I don't think CheckM (version 1) has a command, but there is this: https://data.ace.uq.edu.au/public/CheckM_databases/ Is that the correct database to download?

For the other programs, I don't know if the databases come with the software or if they need to be installed separately.

tavareshugo commented 8 months ago

gtdbtk database can be obtained with the download-db.sh command

tavareshugo commented 8 months ago

abricate just seems to have the databases as part of the installation.

@lkalmar I've updated the data and setup page, would you mind revising before I close this issue?

lkalmar commented 8 months ago

Yes, checkm has a database and you need to set the database path.

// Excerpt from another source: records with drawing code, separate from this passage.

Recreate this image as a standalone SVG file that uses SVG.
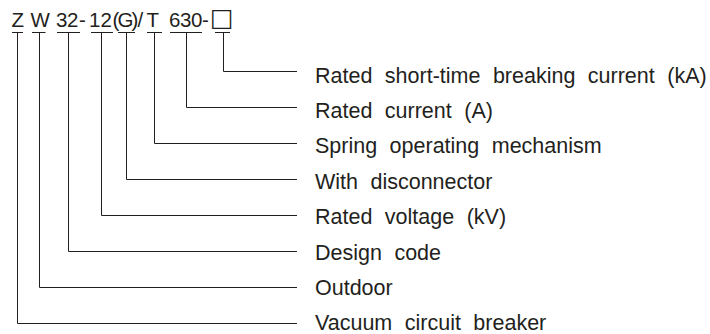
<svg xmlns="http://www.w3.org/2000/svg" width="710" height="334" viewBox="0 0 710 334">
<style>
.t{font-family:"Liberation Sans",Arial,sans-serif;fill:#231f20}
.lbl{font-size:21.5px;word-spacing:6.5px}
.code{font-size:20.5px}
.ln{fill:none;stroke:#231f20;stroke-width:1}
</style>
<rect width="710" height="334" fill="#fff"/>
<g id="code">
<text class="t code" y="27" x="11.5 30.5 56 67 79 89 100.5 112.5 117.5 131.5 137.5 146.5 169 180 191 202">ZW32-12(G)/T630-</text>
<text class="t" style="font-family:'DejaVu Sans',sans-serif;font-size:25px" x="210" y="25.5">□</text>
</g>
<g id="connectors" class="ln">
<path d="M12 32.5H23M32 32.5H45.5M57 32.5H80M91 32.5H113M118 32.5H135M147 32.5H162M170 32.5H202M215 32.5H230"/>
<polyline points="223.5,32.5 223.5,71.5 297,71.5"/>
<polyline points="186.5,32.5 186.5,107.5 297,107.5"/>
<polyline points="154.5,32.5 154.5,143.5 297,143.5"/>
<polyline points="126.5,32.5 126.5,179.5 297,179.5"/>
<polyline points="101.5,32.5 101.5,215.5 297,215.5"/>
<polyline points="68.5,32.5 68.5,251.5 297,251.5"/>
<polyline points="39.5,32.5 39.5,287.5 297,287.5"/>
<polyline points="17.5,32.5 17.5,323.5 297,323.5"/>
</g>
<g id="n-breaking"><text class="t lbl" x="315" y="82.5">Rated short-time breaking current (kA)</text></g>
<g id="n-current"><text class="t lbl" x="315" y="118">Rated current (A)</text></g>
<g id="n-spring"><text class="t lbl" x="315" y="153.3">Spring operating mechanism</text></g>
<g id="n-disconnector"><text class="t lbl" x="315" y="188.7">With disconnector</text></g>
<g id="n-voltage"><text class="t lbl" x="315" y="224.1">Rated voltage (kV)</text></g>
<g id="n-design"><text class="t lbl" x="315" y="259.5">Design code</text></g>
<g id="n-outdoor"><text class="t lbl" x="315" y="294.9">Outdoor</text></g>
<g id="n-vacuum"><text class="t lbl" x="315" y="330.3">Vacuum circuit breaker</text></g>
</svg>
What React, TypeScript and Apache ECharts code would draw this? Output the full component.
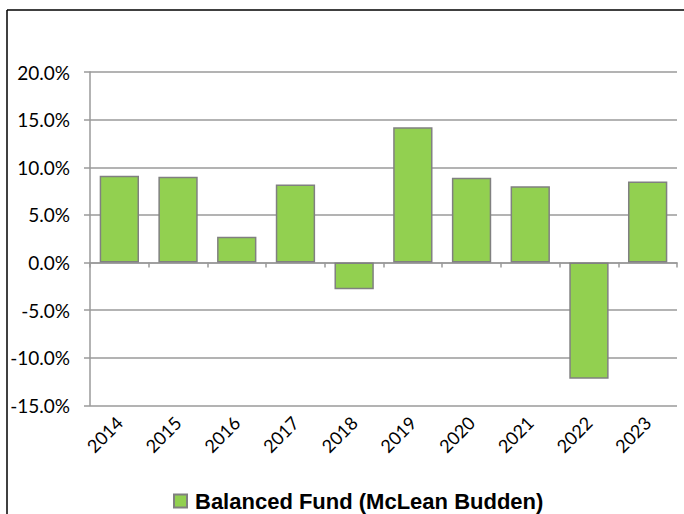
import React, { useEffect, useRef } from "react";
import * as echarts from "echarts";

const years = ["2014", "2015", "2016", "2017", "2018", "2019", "2020", "2021", "2022", "2023"];
const returns = [9.1, 9.0, 2.7, 8.2, -2.8, 14.2, 8.9, 8.0, -12.2, 8.5];
const seriesName = "Balanced Fund (McLean Budden)";

export default function App() {
  const ref = useRef<HTMLDivElement>(null);
  useEffect(() => {
    if (!ref.current) return;
    const chart = echarts.init(ref.current, null, { renderer: "svg" });
    chart.setOption({
      animation: false,
      backgroundColor: "#ffffff",
      grid: { left: 90, right: 7, top: 72, bottom: 108.5 },
      graphic: [
        {
          type: "line",
          shape: { x1: 7, y1: 10, x2: 684, y2: 10 },
          style: { stroke: "#000000", lineWidth: 1.5 },
          silent: true,
          z: 10,
        },
        {
          type: "line",
          shape: { x1: 7, y1: 10, x2: 7, y2: 514 },
          style: { stroke: "#000000", lineWidth: 1.5 },
          silent: true,
          z: 10,
        },
      ],
      legend: {
        data: [seriesName],
        left: 173,
        top: 490,
        padding: 0,
        icon: "rect",
        itemWidth: 13,
        itemHeight: 13,
        textStyle: {
          fontFamily: "Liberation Sans",
          fontWeight: "bold",
          fontSize: 22,
          color: "#000",
          padding: [0, 0, 0, 3],
        },
      },
      xAxis: [
        {
          type: "category",
          data: years,
          position: "bottom",
          boundaryGap: true,
          axisLine: { show: true, onZero: true, lineStyle: { color: "#9a9a9a", width: 1.5 } },
          axisTick: { show: true, length: 5, lineStyle: { color: "#9a9a9a", width: 1.5 } },
          axisLabel: { show: false },
          splitLine: { show: false },
        },
        {
          type: "category",
          data: years,
          position: "bottom",
          boundaryGap: true,
          axisLine: { show: false, onZero: false },
          axisTick: { show: false },
          axisLabel: {
            show: true,
            rotate: 45,
            margin: 14,
            fontFamily: "Lato",
            fontSize: 18,
            color: "#000",
          },
          splitLine: { show: false },
        },
      ],
      yAxis: {
        type: "value",
        min: -15,
        max: 20,
        interval: 5,
        axisLine: { show: true, lineStyle: { color: "#9a9a9a", width: 1.5 } },
        axisTick: { show: true, length: 6, lineStyle: { color: "#9a9a9a", width: 1.5 } },
        splitLine: { show: true, lineStyle: { color: "#9a9a9a", width: 1.5 } },
        axisLabel: {
          margin: 20,
          fontFamily: "Lato",
          fontSize: 19,
          color: "#000",
          formatter: (v: number) => v.toFixed(1) + "%",
        },
      },
      series: [
        {
          name: seriesName,
          type: "bar",
          xAxisIndex: 0,
          data: returns,
          barCategoryGap: "33%",
          itemStyle: { color: "#92D050", borderColor: "#808080", borderWidth: 1.5 },
        },
      ],
    });
    return () => chart.dispose();
  }, []);
  return (
    <div
      ref={ref}
      style={{ position: "fixed", left: 0, top: 0, width: 684, height: 514 }}
    />
  );
}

Abricate comes with the database, but there is a way to update those here

lkalmar commented 8 months ago

Otherwise, the update is perfect, please close the issue

tavareshugo commented 8 months ago

Reopening as we are missing MetaPhlan database.

In this page they recommend for conda installations:

metaphlan --install --bowtie2db <database folder>

Does this look right @lkalmar?

In the future we would then need to adjust the materials to point to a --bowtie2db folder that we decide to save the database into.

lkalmar commented 8 months ago

You either install the DB in your conda / miniconda / mamba / micromamba folder with the simple command metaphlan --install (not recommended on the HPC, but on own computer or in-house server this is simpler).

Or, you define the database path with the above mentioned metaphlan --install --bowtie2db <database folder> but in that case you have to define the database path during the run.

tavareshugo commented 8 months ago

Installation scripts from metaphaln and gtdb-tk are not reliable.

tavareshugo commented 8 months ago

it's a bad idea to have everything in the same environment, due to dependency conflicts (e.g. an old version of maxbin).

Update the instructions to have each software in a separate environment.

lkalmar commented 8 months ago

Maybe not each, than we end up with a huge number of envs...